Monika Olejnik w komentarzu w „Gazecie Wyborczej” przypomina jeszcze jedno określenie, jakiego wobec marszałka Sejmu używają ostatnio politycy opozycji. „Dyplomatołek”.

Reklama

Zdaniem publicystki, widowisko, jakie urządził były szef MSZ było bulwersujące z kilku powodów. Jak podkreśla, Radosław Sikorski doprowadził do tego, że wszystko się posypało. Co ma na myśli? Sytuację, w której szefowa rządu Ewa Kopacz publicznie zrugała stojącego konstytucyjnie nad nią marszałka Sejmu. Pani premier, zamiast zbesztać go przez telefon, uczyniła to na naszych oczach – przypomina dziennikarka.

Oto teraz opozycja może mówić, że Tusk wiedział od początku o zbójeckich zamiarach Putina.
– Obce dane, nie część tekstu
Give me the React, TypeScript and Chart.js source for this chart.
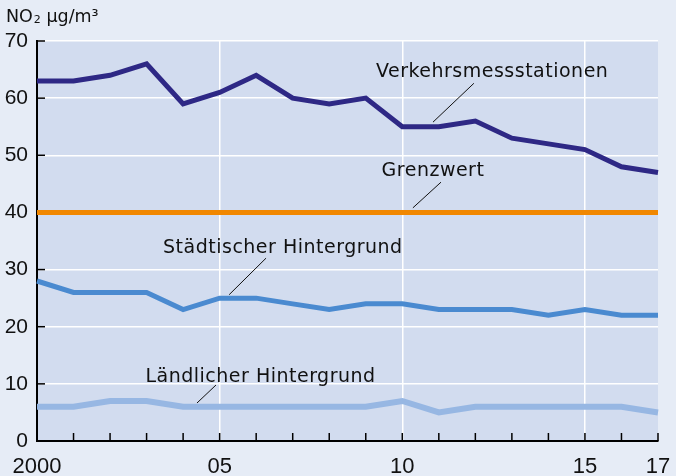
import React, { useEffect, useRef } from 'react';
import { Chart, registerables } from 'chart.js';

Chart.register(...registerables);

const years = ['2000', '01', '02', '03', '04', '05', '06', '07', '08', '09', '10', '11', '12', '13', '14', '15', '16', '17'];
const shownYears = ['2000', '05', '10', '15', '17'];
const gridYears = ['05', '10', '15'];

const verkehrsmessstationen = [63, 63, 64, 66, 59, 61, 64, 60, 59, 60, 55, 55, 56, 53, 52, 51, 48, 47];
const grenzwert = [40, 40, 40, 40, 40, 40, 40, 40, 40, 40, 40, 40, 40, 40, 40, 40, 40, 40];
const staedtischerHintergrund = [28, 26, 26, 26, 23, 25, 25, 24, 23, 24, 24, 23, 23, 23, 22, 23, 22, 22];
const laendlicherHintergrund = [6, 6, 7, 7, 6, 6, 6, 6, 6, 6, 7, 5, 6, 6, 6, 6, 6, 5];

const yMin = 0;
const yMax = 70;
const yStep = 10;

const unitTitle = { main: 'NO', sub: '2', rest: ' µg/m³' };

// label positions in data units (category index, value); text y = baseline
const annotations = [
  { text: 'Verkehrsmessstationen', x: 12.46, y: 63.75, from: [10.84, 55.8], to: [11.96, 62.6] },
  { text: 'Grenzwert', x: 10.84, y: 46.4, from: [10.29, 40.8], to: [11.06, 45.3] },
  { text: 'Städtischer Hintergrund', x: 6.73, y: 32.85, from: [5.26, 25.6], to: [6.27, 32.0] },
  { text: 'Ländlicher Hintergrund', x: 6.12, y: 10.38, from: [4.38, 6.65], to: [4.9, 9.8] },
];

const FONT = "'DejaVu Sans', sans-serif";
const TICK_FONT = "'Liberation Sans', Arial, sans-serif";
const PAGE_BG = '#E6ECF6';
const PLOT_BG = '#D2DCEF';

const decorPlugin = {
  id: 'decor',
  beforeDraw(chart: any) {
    const { ctx, chartArea } = chart;
    ctx.save();
    ctx.fillStyle = PAGE_BG;
    ctx.fillRect(0, 0, chart.width, chart.height);
    ctx.fillStyle = PLOT_BG;
    ctx.fillRect(chartArea.left, chartArea.top, chartArea.right - chartArea.left, chartArea.bottom - chartArea.top);
    // unit title
    ctx.fillStyle = '#111';
    ctx.textBaseline = 'alphabetic';
    ctx.textAlign = 'left';
    ctx.font = `17.5px ${FONT}`;
    let x = 6;
    const y = 22;
    ctx.fillText(unitTitle.main, x, y);
    x += ctx.measureText(unitTitle.main).width;
    ctx.font = `11px ${FONT}`;
    ctx.fillText(unitTitle.sub, x + 1, y + 1);
    x += ctx.measureText(unitTitle.sub).width + 1;
    ctx.font = `17.5px ${FONT}`;
    ctx.fillText(unitTitle.rest, x, y);
    ctx.restore();
  },
  beforeDatasetsDraw(chart: any) {
    const { ctx, chartArea, scales } = chart;
    ctx.save();
    ctx.strokeStyle = '#000';
    ctx.lineWidth = 1.5;
    years.forEach((_, i) => {
      const px = scales.x.getPixelForValue(i);
      ctx.beginPath();
      ctx.moveTo(px, chartArea.bottom);
      ctx.lineTo(px, chartArea.bottom - 8);
      ctx.stroke();
    });
    scales.y.ticks.forEach((t: any) => {
      const py = scales.y.getPixelForValue(t.value);
      ctx.beginPath();
      ctx.moveTo(chartArea.left, py);
      ctx.lineTo(chartArea.left + 8, py);
      ctx.stroke();
    });
    // x-axis year labels
    ctx.fillStyle = '#111';
    ctx.font = `22px ${TICK_FONT}`;
    ctx.textAlign = 'center';
    ctx.textBaseline = 'alphabetic';
    years.forEach((label, i) => {
      if (!shownYears.includes(label)) return;
      ctx.fillText(label, scales.x.getPixelForValue(i), chartArea.bottom + 32);
    });
    ctx.restore();
  },
  afterDatasetsDraw(chart: any) {
    const { ctx, scales } = chart;
    ctx.save();
    ctx.fillStyle = '#111';
    ctx.strokeStyle = '#111';
    ctx.lineWidth = 1;
    ctx.font = `19px ${FONT}`;
    (ctx as any).letterSpacing = '0.5px';
    ctx.textAlign = 'center';
    ctx.textBaseline = 'alphabetic';
    annotations.forEach((a) => {
      ctx.fillText(a.text, scales.x.getPixelForValue(a.x), scales.y.getPixelForValue(a.y));
      ctx.beginPath();
      ctx.moveTo(scales.x.getPixelForValue(a.from[0]), scales.y.getPixelForValue(a.from[1]));
      ctx.lineTo(scales.x.getPixelForValue(a.to[0]), scales.y.getPixelForValue(a.to[1]));
      ctx.stroke();
    });
    (ctx as any).letterSpacing = '0px';
    ctx.restore();
  },
};

export default function App() {
  const ref = useRef<HTMLCanvasElement>(null);
  useEffect(() => {
    document.body.style.margin = '0';
    document.body.style.background = PAGE_BG;
    const chart = new Chart(ref.current as HTMLCanvasElement, {
      type: 'line',
      data: {
        labels: years,
        datasets: [
          { label: 'Verkehrsmessstationen', data: verkehrsmessstationen, borderColor: '#2E2885', borderWidth: 5 },
          { label: 'Grenzwert', data: grenzwert, borderColor: '#F18700', borderWidth: 5 },
          { label: 'Städtischer Hintergrund', data: staedtischerHintergrund, borderColor: '#4A8AD0', borderWidth: 5 },
          { label: 'Ländlicher Hintergrund', data: laendlicherHintergrund, borderColor: '#97B7E3', borderWidth: 6 },
        ].map((d) => ({ ...d, pointRadius: 0, tension: 0, fill: false, borderJoinStyle: 'miter' as const, borderCapStyle: 'butt' as const })),
      },
      options: {
        responsive: false,
        animation: false,
        layout: { padding: { top: 41, right: 18, left: 0, bottom: 0 } },
        plugins: { legend: { display: false }, tooltip: { enabled: false } },
        scales: {
          x: {
            type: 'category',
            offset: false,
            grid: {
              color: (c: any) => (gridYears.includes(years[c.index]) ? '#FFFFFF' : 'rgba(0,0,0,0)'),
              lineWidth: 1.5,
              drawTicks: false,
            },
            border: { color: '#000', width: 2 },
            ticks: { display: false, autoSkip: false },
            afterFit: (s: any) => {
              s.height = 35;
              s.paddingLeft = 0;
              s.paddingRight = 0;
            },
          },
          y: {
            min: yMin,
            max: yMax,
            ticks: { stepSize: yStep, color: '#111', font: { family: TICK_FONT, size: 21 }, padding: 9 },
            grid: {
              color: (c: any) => (c.tick && c.tick.value === 0 ? 'rgba(0,0,0,0)' : '#FFFFFF'),
              lineWidth: 1.5,
              drawTicks: false,
            },
            border: { color: '#000', width: 2 },
            afterFit: (s: any) => {
              s.width = 37;
              s.paddingTop = 0;
              s.paddingBottom = 0;
            },
          },
        },
      },
      plugins: [decorPlugin],
    });
    return () => chart.destroy();
  }, []);
  return <canvas ref={ref} width={676} height={476} style={{ display: 'block' }} />;
}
I nie poinformował o nich prezydenta Lecha Kaczyńskiego. Nawet jeśli to był ponury żart Putina, to trzeba było o nim powiedzieć – podkreśla Monika Olejnik.
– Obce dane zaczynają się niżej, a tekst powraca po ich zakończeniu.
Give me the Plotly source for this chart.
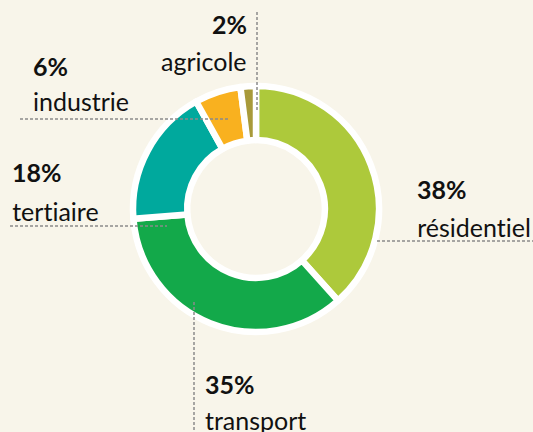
import plotly.graph_objects as go

# Data
categories = ["résidentiel", "transport", "tertiaire", "industrie", "agricole"]
shares = [38, 35, 18, 6, 2]
colors = ["#adc93b", "#13a94a", "#00a99d", "#f9b11f", "#a89a3a"]

W, H = 533, 432
BG = "#f8f5ea"

def px(x):
    return x / W

def py(y):
    return 1 - y / H

cx, cy, R = 256, 209, 123

fig = go.Figure(go.Pie(
    labels=categories,
    values=shares,
    sort=False,
    direction="clockwise",
    rotation=0,
    hole=0.56,
    marker=dict(colors=colors, line=dict(color="white", width=6.5)),
    textinfo="none",
    hoverinfo="label+percent",
    showlegend=False,
    domain=dict(x=[px(cx - R), px(cx + R)], y=[py(cy + R), py(cy - R)]),
))

# label layout: (anchor x, pct y, name y, xanchor)
label_pos = {
    "agricole": (249, 24, 61, "right"),
    "industrie": (31, 66, 101, "left"),
    "tertiaire": (10, 172, 211, "left"),
    "résidentiel": (415, 189, 227, "left"),
    "transport": (203, 384, 420, "left"),
}

font_family = "Lato, 'Open Sans', sans-serif"
annotations = []
for cat, val in zip(categories, shares):
    x, y1, y2, xa = label_pos[cat]
    annotations.append(dict(
        x=px(x), y=py(y1), xref="paper", yref="paper", xanchor=xa, yanchor="middle",
        text=f"<b>{val}%</b>", showarrow=False,
        font=dict(family=font_family, size=25, color="#111111"),
    ))
    annotations.append(dict(
        x=px(x), y=py(y2), xref="paper", yref="paper", xanchor=xa, yanchor="middle",
        text=cat, showarrow=False,
        font=dict(family=font_family, size=25, color="#111111"),
    ))

leader = dict(color="#8a8a8a", width=1.5, dash="3px,2px")
lines = [
    (257, 12, 257, 112),   # agricole
    (20, 119, 230, 119),   # industrie
    (10, 226, 167, 226),   # tertiaire
    (377, 241, 533, 241),  # résidentiel
    (194, 302, 194, 432),  # transport
]
shapes = [dict(type="line", xref="paper", yref="paper",
               x0=px(a), y0=py(b), x1=px(c), y1=py(d), line=leader)
          for a, b, c, d in lines]

fig.update_layout(
    width=W, height=H,
    margin=dict(l=0, r=0, t=0, b=0),
    paper_bgcolor=BG, plot_bgcolor=BG,
    annotations=annotations,
    shapes=shapes,
)

fig.write_html(
    "out.html",
    config={"displayModeBar": False},
    post_script=(
        "document.body.style.margin='0';document.body.style.overflow='hidden';"
        "var s=document.createElement('style');"
        "s.textContent='text{font-variant-ligatures:none !important;font-feature-settings:\"liga\" 0 !important;}';"
        "document.head.appendChild(s);"
    ),
)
Co teraz? Na pewno nie będzie dymisji marszałka, choć domaga się tego opozycja. Za to marszałek za swoje grzechy zostanie zamknięty w wieży marszałkowskiej, z której zapewne długo nie wychynie – ocenia publicystka.

Gdzie my żyjemy? Premier beszta marszałka, marszałek opowiada, co słyszał sześć lat temu – pyta retorycznie Monika Olejnik.